# [Dataset section]

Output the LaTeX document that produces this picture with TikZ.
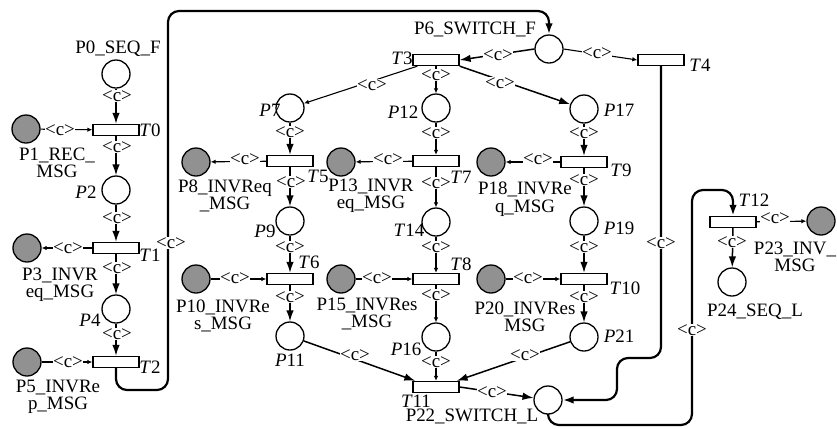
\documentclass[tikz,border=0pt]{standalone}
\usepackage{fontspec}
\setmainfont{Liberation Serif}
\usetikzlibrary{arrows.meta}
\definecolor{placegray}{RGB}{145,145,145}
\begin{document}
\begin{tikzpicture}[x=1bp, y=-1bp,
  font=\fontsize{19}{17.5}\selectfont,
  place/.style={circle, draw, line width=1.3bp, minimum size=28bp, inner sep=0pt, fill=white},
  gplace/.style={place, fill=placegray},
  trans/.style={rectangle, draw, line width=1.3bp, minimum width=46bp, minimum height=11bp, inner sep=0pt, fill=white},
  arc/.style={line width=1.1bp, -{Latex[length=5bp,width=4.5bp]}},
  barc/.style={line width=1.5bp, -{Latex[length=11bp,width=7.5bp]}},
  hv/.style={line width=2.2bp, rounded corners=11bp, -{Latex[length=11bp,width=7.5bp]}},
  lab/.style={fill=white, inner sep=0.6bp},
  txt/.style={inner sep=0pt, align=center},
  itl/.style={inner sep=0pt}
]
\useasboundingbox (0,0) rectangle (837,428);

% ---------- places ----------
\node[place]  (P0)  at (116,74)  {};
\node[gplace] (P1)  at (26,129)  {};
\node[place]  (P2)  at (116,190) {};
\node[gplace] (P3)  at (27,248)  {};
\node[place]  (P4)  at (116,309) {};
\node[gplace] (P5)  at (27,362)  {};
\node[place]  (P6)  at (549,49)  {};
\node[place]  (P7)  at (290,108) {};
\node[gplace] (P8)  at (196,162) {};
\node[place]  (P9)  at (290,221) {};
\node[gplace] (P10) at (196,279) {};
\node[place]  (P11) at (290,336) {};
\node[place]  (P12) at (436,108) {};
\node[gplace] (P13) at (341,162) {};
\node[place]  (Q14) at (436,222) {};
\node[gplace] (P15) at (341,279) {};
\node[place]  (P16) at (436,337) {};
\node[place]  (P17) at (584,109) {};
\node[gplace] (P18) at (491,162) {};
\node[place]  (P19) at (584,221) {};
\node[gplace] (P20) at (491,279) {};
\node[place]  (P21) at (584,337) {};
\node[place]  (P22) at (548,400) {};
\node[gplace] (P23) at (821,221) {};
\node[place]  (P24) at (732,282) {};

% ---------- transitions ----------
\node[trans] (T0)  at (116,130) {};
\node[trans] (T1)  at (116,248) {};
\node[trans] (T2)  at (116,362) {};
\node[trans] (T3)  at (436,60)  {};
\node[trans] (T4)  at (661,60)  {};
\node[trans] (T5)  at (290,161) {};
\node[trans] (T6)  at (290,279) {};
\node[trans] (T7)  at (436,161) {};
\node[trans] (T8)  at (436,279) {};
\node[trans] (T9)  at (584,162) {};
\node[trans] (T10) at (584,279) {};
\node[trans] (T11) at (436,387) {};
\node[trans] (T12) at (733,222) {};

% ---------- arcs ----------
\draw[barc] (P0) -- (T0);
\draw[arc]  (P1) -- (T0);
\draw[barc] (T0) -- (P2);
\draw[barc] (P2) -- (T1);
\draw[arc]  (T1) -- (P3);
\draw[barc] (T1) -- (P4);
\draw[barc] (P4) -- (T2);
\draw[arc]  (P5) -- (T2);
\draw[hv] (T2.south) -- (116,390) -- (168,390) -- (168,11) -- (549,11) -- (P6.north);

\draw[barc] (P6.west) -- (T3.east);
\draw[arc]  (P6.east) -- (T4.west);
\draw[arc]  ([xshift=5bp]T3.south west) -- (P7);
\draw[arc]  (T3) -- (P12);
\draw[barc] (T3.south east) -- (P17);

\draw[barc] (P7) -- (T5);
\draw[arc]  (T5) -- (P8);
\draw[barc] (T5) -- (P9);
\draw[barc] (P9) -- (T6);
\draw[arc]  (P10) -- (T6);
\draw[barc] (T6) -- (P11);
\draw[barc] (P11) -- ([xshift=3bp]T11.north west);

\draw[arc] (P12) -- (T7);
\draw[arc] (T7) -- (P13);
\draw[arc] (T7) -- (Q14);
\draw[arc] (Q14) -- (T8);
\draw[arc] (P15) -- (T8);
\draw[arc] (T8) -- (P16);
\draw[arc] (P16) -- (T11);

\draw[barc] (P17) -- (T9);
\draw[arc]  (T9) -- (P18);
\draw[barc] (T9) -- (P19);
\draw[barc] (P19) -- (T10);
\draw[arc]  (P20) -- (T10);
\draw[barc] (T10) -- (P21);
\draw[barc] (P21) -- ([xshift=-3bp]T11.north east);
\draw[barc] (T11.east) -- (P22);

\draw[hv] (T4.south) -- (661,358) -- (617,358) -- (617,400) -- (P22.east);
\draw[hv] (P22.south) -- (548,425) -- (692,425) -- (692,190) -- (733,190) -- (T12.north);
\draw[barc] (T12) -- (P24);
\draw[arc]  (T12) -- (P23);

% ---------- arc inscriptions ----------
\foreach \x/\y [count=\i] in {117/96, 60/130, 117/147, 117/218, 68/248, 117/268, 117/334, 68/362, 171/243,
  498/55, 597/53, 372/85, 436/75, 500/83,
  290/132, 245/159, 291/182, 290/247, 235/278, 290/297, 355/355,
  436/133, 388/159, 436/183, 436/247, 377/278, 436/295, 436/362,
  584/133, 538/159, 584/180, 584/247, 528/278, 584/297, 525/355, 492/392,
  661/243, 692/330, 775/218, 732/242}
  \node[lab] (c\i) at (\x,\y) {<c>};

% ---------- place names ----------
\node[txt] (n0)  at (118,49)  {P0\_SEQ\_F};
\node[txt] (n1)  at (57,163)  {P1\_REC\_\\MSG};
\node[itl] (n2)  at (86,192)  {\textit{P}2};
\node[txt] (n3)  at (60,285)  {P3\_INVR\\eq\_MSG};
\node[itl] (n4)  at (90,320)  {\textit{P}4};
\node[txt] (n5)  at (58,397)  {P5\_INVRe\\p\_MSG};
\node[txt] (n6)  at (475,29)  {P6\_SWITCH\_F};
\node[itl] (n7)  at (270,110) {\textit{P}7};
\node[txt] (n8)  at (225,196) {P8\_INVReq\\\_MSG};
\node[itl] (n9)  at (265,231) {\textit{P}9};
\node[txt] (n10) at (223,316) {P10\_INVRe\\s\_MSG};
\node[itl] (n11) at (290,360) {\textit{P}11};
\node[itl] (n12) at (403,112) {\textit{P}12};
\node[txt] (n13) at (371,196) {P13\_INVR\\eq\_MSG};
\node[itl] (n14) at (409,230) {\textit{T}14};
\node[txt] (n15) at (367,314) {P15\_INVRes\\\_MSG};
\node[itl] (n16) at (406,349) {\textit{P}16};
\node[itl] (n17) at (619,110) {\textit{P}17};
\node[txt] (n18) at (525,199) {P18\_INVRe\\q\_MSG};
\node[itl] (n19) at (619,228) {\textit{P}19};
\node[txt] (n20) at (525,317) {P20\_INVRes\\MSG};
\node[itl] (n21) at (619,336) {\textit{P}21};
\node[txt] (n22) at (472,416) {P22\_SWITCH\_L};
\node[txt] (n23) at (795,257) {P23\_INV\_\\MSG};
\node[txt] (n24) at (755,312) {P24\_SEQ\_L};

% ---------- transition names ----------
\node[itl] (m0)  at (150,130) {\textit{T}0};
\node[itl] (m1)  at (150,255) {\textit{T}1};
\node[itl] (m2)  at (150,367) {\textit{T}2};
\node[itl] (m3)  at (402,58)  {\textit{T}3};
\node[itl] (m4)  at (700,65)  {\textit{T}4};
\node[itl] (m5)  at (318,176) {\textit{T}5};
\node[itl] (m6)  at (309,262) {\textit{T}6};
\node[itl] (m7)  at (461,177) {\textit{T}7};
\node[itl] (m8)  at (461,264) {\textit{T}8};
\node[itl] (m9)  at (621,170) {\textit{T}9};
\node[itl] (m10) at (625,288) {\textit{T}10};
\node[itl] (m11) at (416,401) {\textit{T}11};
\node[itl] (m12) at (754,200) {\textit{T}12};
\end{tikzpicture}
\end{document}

# [What you need to do]
Write down every line from the opening of the listing to the line with "(0,0) rectangle (837,428);", both included, and nothing else; the pictures are omitted.

# [Solution below]
Output the LaTeX document that produces this picture with TikZ.
\documentclass[tikz,border=0pt]{standalone}
\usepackage{fontspec}
\setmainfont{Liberation Serif}
\usetikzlibrary{arrows.meta}
\definecolor{placegray}{RGB}{145,145,145}
\begin{document}
\begin{tikzpicture}[x=1bp, y=-1bp,
  font=\fontsize{19}{17.5}\selectfont,
  place/.style={circle, draw, line width=1.3bp, minimum size=28bp, inner sep=0pt, fill=white},
  gplace/.style={place, fill=placegray},
  trans/.style={rectangle, draw, line width=1.3bp, minimum width=46bp, minimum height=11bp, inner sep=0pt, fill=white},
  arc/.style={line width=1.1bp, -{Latex[length=5bp,width=4.5bp]}},
  barc/.style={line width=1.5bp, -{Latex[length=11bp,width=7.5bp]}},
  hv/.style={line width=2.2bp, rounded corners=11bp, -{Latex[length=11bp,width=7.5bp]}},
  lab/.style={fill=white, inner sep=0.6bp},
  txt/.style={inner sep=0pt, align=center},
  itl/.style={inner sep=0pt}
]
\useasboundingbox (0,0) rectangle (837,428);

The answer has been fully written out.